The promise of a plural society and liberal democracy in Egypt needs to be enabled by the West, particularly by those purporting to be liberals themselves, rather than drowning out this rallying cry with a narrative that focuses on Israel’s strategic implications. The region is watching how successfully Egypt navigates its constitutional reforms. Egypt will doubtless be a model for other nations in the region, for better or worse.

There is no question that Egypt’s emergence as a liberal democracy is threatened by a rampant military—with the Supreme Council of the Armed Forces casting itself as the sentinel on guard against the Islamists—and surging popular support for the Muslim Brotherhood. At least the Salafist Al-Nour Party has a total of only 5 of the first 168 seats decided to date, a convincing renunciation of the party’s strict Islamist platform. The SCAF’s continued insistence on independence from oversight by the government could result in another Pakistan if the West throws its lot in with the SCAF and not the parliamentary assembly.

Paikin links the threat of political instability in the Middle East to Western nations by raising the spectre of a reprisal of the OPEC Oil Embargo of 1973. Rather than focusing on a policy of energy independence to remove this Sword of Damocles, Paikin instead advocates for a turning of the screw: pre-emptive strikes on Middle East states by Israel. He seems nostalgic for a time when compliant tyrants reigned everywhere in the Middle East. He juxtaposes this nostalgia for the devils we knew with his plug for
Israel as “the region’s only liberal democracy.” Does he truly aspire for Israel to enjoy some company in this category? Or for Israel to enjoy only hegemony, whatever the cost?

Columns by Zach Paikin:

The Good
- combine US and Canadian resources to fight terrorism and cyber-warfare
- sign a joint Canada-US carbon tax policy
- go beyond traditional free trade agreements to reduce barriers to mobility and investment
- make bilateral agreements with India and China a top priority
- make education, agriculture, and technology prime components of our aid strategy

The Bad
- proceed with the purchase of 65 F-35 fighter jets
- negotiate a ballistic missile defense pact with US and Europe
- double the size of the Canadian military

The Ugly
- press the United States to keep Omar Khadr at Guantanamo Bay as long as possible
- designate the Iranian Revolutionary Guard Corps as a terrorist organization
- replace CIDA with "more effective, independent operating units"; i.e. eliminate CIDA


fred said...

Nice to know at least one Liberal has a favourable view of Israel and its need to protect its people.

igm said...

Thanks for recognizing that, Fred. Although that might not have come across in this post, you've doubtless seen previous posts in which I denounce Hamas for its "characteristic bloodthirsty rhetoric, defiance, and reckless endangerment of the citizens it is charged to protect."

The way forward in the region is an acknowledgment of the need for a Jewish national home and that Israel has the right to exist. Multilateral or a series of bilateral agreements with regional partners can help Israel secure that peace as with Egypt--a fragile peace I concede.

I am not convinced that Israel is a good faith negotiating partner on Palestinian independence.
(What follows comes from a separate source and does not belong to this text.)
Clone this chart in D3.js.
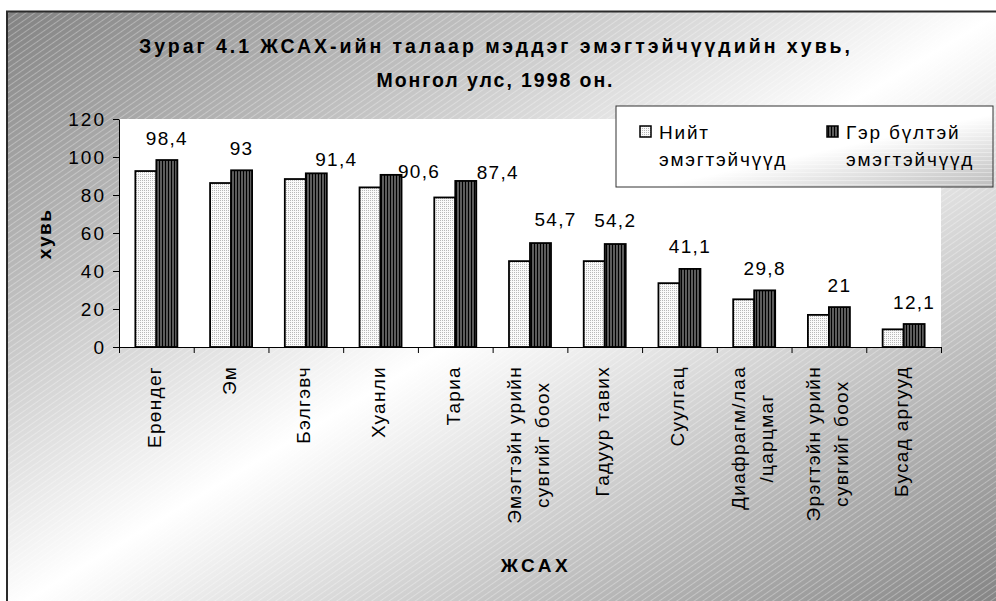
<!DOCTYPE html>
<html lang="mn">
<head>
<meta charset="utf-8">
<title>ЖСАХ-ийн талаар мэддэг эмэгтэйчүүд</title>
<script src="https://cdn.jsdelivr.net/npm/d3@7"></script>
<style>
  body { margin: 0; background: #fff; }
  svg { display: block; font-family: "Liberation Sans", Arial, sans-serif; }
</style>
</head>
<body>
<div id="chart"></div>
<script>
// data
const categories = [
  ['Ерөндег'], ['Эм'], ['Бэлгэвч'], ['Хуанли'], ['Тариа'],
  ['Эмэгтэйн урийн', 'сувгийг боох'], ['Гадуур тавих'], ['Суулгац'],
  ['Диафрагм/лаа', '/царцмаг'], ['Эрэгтэйн урийн', 'сувгийг боох'], ['Бусад аргууд']
];
const totalWomen = [92.6, 86.3, 88.4, 84.0, 78.7, 45.2, 45.2, 33.6, 25.1, 16.9, 9.3];
const marriedWomen = [98.4, 93, 91.4, 90.6, 87.4, 54.7, 54.2, 41.1, 29.8, 21, 12.1];
const seriesNames = [['Нийт', 'эмэгтэйчүүд'], ['Гэр бүлтэй', 'эмэгтэйчүүд']];
const yTicks = [0, 20, 40, 60, 80, 100, 120];
const titleLines = ['Зураг 4.1 ЖСАХ-ийн талаар мэддэг эмэгтэйчүүдийн хувь,', 'Монгол улс, 1998 он.'];
const yTitle = 'хувь';
const xTitle = 'ЖСАХ';

// hand-moved value labels in the original (dx, dy in px)
const labelNudge = [[0, 0], [0, 0], [20, 8], [28, 19], [32, 14], [15, -2], [0, -2], [0, 0], [0, 0], [0, 0], [0, 0]];

const fmt = (v) => String(v).replace('.', ',');

class GroupedBarChart {
  constructor (width, height, domContainer) {
    this.width = width;
    this.height = height;
    this.domContainer = domContainer;
    this.plot = { left: 119, right: 941, top: 119, bottom: 347 };
    this.barWidth = 21;
    this.fontSize = '19px';
    this._svg;
    this.x;
    this.y;
  }

  _buildContainer() {
    this._svg = d3.select(this.domContainer)
                  .append('svg')
                  .attr('width', this.width)
                  .attr('height', this.height);
  }

  _buildDefs() {
    const defs = this._svg.append('defs');

    const bg = defs.append('linearGradient')
                   .attr('id', 'bgGrad')
                   .attr('x1', 0).attr('y1', 0)
                   .attr('x2', 1).attr('y2', 1);
    bg.append('stop').attr('offset', 0).attr('stop-color', '#828282');
    bg.append('stop').attr('offset', 0.5).attr('stop-color', '#ffffff');
    bg.append('stop').attr('offset', 1).attr('stop-color', '#828282');

    const stripes = defs.append('pattern')
                        .attr('id', 'bgStripes')
                        .attr('patternUnits', 'userSpaceOnUse')
                        .attr('width', 5).attr('height', 5)
                        .attr('patternTransform', 'rotate(55)');
    stripes.append('line')
           .attr('x1', 0.5).attr('y1', 0)
           .attr('x2', 0.5).attr('y2', 5)
           .attr('stroke', '#fff')
           .attr('stroke-opacity', 0.3)
           .attr('stroke-width', 1);

    const lg = defs.append('linearGradient')
                   .attr('id', 'legendGrad')
                   .attr('x1', 0).attr('y1', 0)
                   .attr('x2', 1).attr('y2', 1);
    lg.append('stop').attr('offset', 0).attr('stop-color', '#ffffff');
    lg.append('stop').attr('offset', 0.55).attr('stop-color', '#ffffff');
    lg.append('stop').attr('offset', 1).attr('stop-color', '#bdbdbd');

    const hStripes = defs.append('pattern')
                         .attr('id', 'legendStripes')
                         .attr('patternUnits', 'userSpaceOnUse')
                         .attr('width', 6).attr('height', 4);
    hStripes.append('rect')
            .attr('width', 6).attr('height', 1)
            .attr('fill', '#fff')
            .attr('fill-opacity', 0.35);

    const dots = defs.append('pattern')
                     .attr('id', 'dots')
                     .attr('patternUnits', 'userSpaceOnUse')
                     .attr('width', 2).attr('height', 2);
    dots.append('rect').attr('width', 2).attr('height', 2).attr('fill', '#fafafa');
    dots.append('rect').attr('width', 1).attr('height', 1).attr('fill', '#b8b8b8');

    const vlines = defs.append('pattern')
                       .attr('id', 'vlines')
                       .attr('patternUnits', 'userSpaceOnUse')
                       .attr('width', 3).attr('height', 3);
    vlines.append('rect').attr('width', 3).attr('height', 3).attr('fill', '#5c5c5c');
    vlines.append('rect').attr('width', 1).attr('height', 3).attr('fill', '#000');
  }

  _buildFrame() {
    this._svg.append('rect')
             .attr('x', 7).attr('y', 11)
             .attr('width', this.width).attr('height', this.height)
             .attr('fill', 'url(#bgGrad)');
    this._svg.append('rect')
             .attr('x', 7).attr('y', 11)
             .attr('width', this.width).attr('height', this.height)
             .attr('fill', 'url(#bgStripes)');
    this._svg.append('path')
             .attr('d', `M7,${this.height} V11.5 H${this.width}`)
             .attr('fill', 'none')
             .attr('stroke', '#2b2b2b')
             .attr('stroke-width', 2);

    this._svg.append('rect')
             .attr('x', this.plot.left).attr('y', this.plot.top)
             .attr('width', this.plot.right - this.plot.left)
             .attr('height', this.plot.bottom - this.plot.top)
             .attr('fill', '#fff');
  }

  _buildScales() {
    const p = 1 - (2 * this.barWidth) / ((this.plot.right - this.plot.left) / categories.length);
    this.x = d3.scaleBand()
               .domain(d3.range(categories.length))
               .range([this.plot.left, this.plot.right])
               .paddingInner(p)
               .paddingOuter(p / 2);
    this.xSeries = d3.scaleBand()
                     .domain([0, 1])
                     .range([0, this.x.bandwidth()]);
    this.xEdges = d3.scaleLinear()
                    .domain([0, categories.length])
                    .range([this.plot.left, this.plot.right]);
    this.y = d3.scaleLinear()
               .domain([0, 120])
               .range([this.plot.bottom, this.plot.top]);
  }

  _buildTitle() {
    const t = this._svg.append('g')
                       .attr('font-weight', 'bold')
                       .attr('font-size', '19.5px')
                       .attr('fill', '#000');
    const lengths = [711, 236];
    const baselines = [53, 87];
    titleLines.forEach((line, i) => {
      t.append('text')
       .attr('x', 494.5 - lengths[i] / 2)
       .attr('y', baselines[i])
       .attr('textLength', lengths[i])
       .attr('lengthAdjust', 'spacing')
       .text(line);
    });
  }

  _buildAxes() {
    const yAxis = d3.axisLeft(this.y)
                    .tickValues(yTicks)
                    .tickSize(6)
                    .tickSizeOuter(0)
                    .tickPadding(7);
    const gy = this._svg.append('g')
                        .attr('transform', `translate(${this.plot.left},0)`)
                        .call(yAxis);
    gy.selectAll('text')
      .attr('font-family', '"Liberation Sans", Arial, sans-serif')
      .attr('font-size', this.fontSize)
      .attr('letter-spacing', '2px')
      .attr('fill', '#000');
    gy.selectAll('line, path').attr('stroke', '#000');

    const xAxis = d3.axisBottom(this.xEdges)
                    .tickValues(d3.range(categories.length + 1))
                    .tickSize(6)
                    .tickSizeOuter(0)
                    .tickFormat('');
    const gx = this._svg.append('g')
                        .attr('transform', `translate(0,${this.plot.bottom})`)
                        .call(xAxis);
    gx.selectAll('line, path').attr('stroke', '#000');

    // rotated category names, lines centred on each other, block hanging from y=366
    const labels = this._svg.append('g')
                            .attr('font-size', this.fontSize)
                            .attr('letter-spacing', '1.3px')
                            .attr('fill', '#000');
    categories.forEach((lines, i) => {
      const cx = this.x(i) + this.x.bandwidth() / 2 - 2;
      const g = labels.append('g')
                      .attr('transform', `translate(${cx},366) rotate(-90)`);
      const texts = lines.map((line, j) =>
        g.append('text')
         .attr('y', (j - (lines.length - 1) / 2) * 28)
         .attr('dy', '0.35em')
         .attr('text-anchor', 'middle')
         .text(line));
      const longest = d3.max(texts, (t) => t.node().getComputedTextLength());
      texts.forEach((t) => t.attr('x', -longest / 2));
    });

    this._svg.append('text')
             .attr('transform', `translate(44,234) rotate(-90)`)
             .attr('text-anchor', 'middle')
             .attr('dy', '0.35em')
             .attr('font-weight', 'bold')
             .attr('font-size', this.fontSize)
             .attr('letter-spacing', '1.5px')
             .text(yTitle);

    this._svg.append('text')
             .attr('x', 536)
             .attr('y', 572)
             .attr('text-anchor', 'middle')
             .attr('font-weight', 'bold')
             .attr('font-size', this.fontSize)
             .attr('letter-spacing', '3.5px')
             .text(xTitle);
  }

  _buildBars() {
    const series = [totalWomen, marriedWomen];
    const fills = ['url(#dots)', 'url(#vlines)'];
    series.forEach((values, s) => {
      this._svg.append('g')
               .selectAll('rect')
               .data(values)
               .join('rect')
               .attr('x', (d, i) => this.x(i) + this.xSeries(s))
               .attr('y', (d) => this.y(d))
               .attr('width', this.xSeries.bandwidth())
               .attr('height', (d) => this.y(0) - this.y(d))
               .attr('fill', fills[s])
               .attr('stroke', '#000')
               .attr('stroke-width', 1.8);
    });

    this._svg.append('g')
             .attr('font-size', this.fontSize)
             .attr('letter-spacing', '1.3px')
             .attr('text-anchor', 'middle')
             .selectAll('text')
             .data(marriedWomen)
             .join('text')
             .attr('x', (d, i) => this.x(i) + this.xSeries(1) + this.xSeries.bandwidth() / 2 + labelNudge[i][0])
             .attr('y', (d, i) => this.y(d) - 15.5 + labelNudge[i][1])
             .text(fmt);
  }

  _buildLegend() {
    const box = { x: 616, y: 106, w: 377, h: 81 };
    const g = this._svg.append('g');
    g.append('rect')
     .attr('x', box.x).attr('y', box.y)
     .attr('width', box.w).attr('height', box.h)
     .attr('fill', 'url(#legendGrad)');
    g.append('rect')
     .attr('x', box.x).attr('y', box.y)
     .attr('width', box.w).attr('height', box.h)
     .attr('fill', 'url(#legendStripes)')
     .attr('stroke', '#333')
     .attr('stroke-width', 1);

    const fills = ['url(#dots)', 'url(#vlines)'];
    const itemX = [640, 827];
    seriesNames.forEach((lines, s) => {
      g.append('rect')
       .attr('x', itemX[s]).attr('y', 126)
       .attr('width', 11).attr('height', 11)
       .attr('fill', fills[s])
       .attr('stroke', '#000')
       .attr('stroke-width', 1.5);
      lines.forEach((line, j) => {
        g.append('text')
         .attr('x', itemX[s] + 19)
         .attr('y', 139 + j * 27)
         .attr('font-size', this.fontSize)
         .attr('letter-spacing', '1.8px')
         .text(line);
      });
    });
  }

  init() {
    this._buildContainer();
    this._buildDefs();
    this._buildFrame();
    this._buildScales();
    this._buildTitle();
    this._buildAxes();
    this._buildBars();
    this._buildLegend();
  }
}

new GroupedBarChart(996, 601, '#chart').init();
</script>
</body>
</html>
I'm not going out on a limb here.

I am also not convinced that on the Palestinian side there are good faith negotiating partners. And civilians in Israel and the Occupied Territories are at the mercy of leadership with unrealistic aspirations on both sides of this continuing conflict.

The dream, from my perspective, is the political, geographic, social and economic integration that a One State Solution could confer.

After speaking with Zack I've revisited my classification of his recommendation on the IRGC as 'Ugly.' I thought they were exclusively a domestic paramilitary organization but I now understand they have been active beyond their borders in acts of aggression reasonably categorized as terror.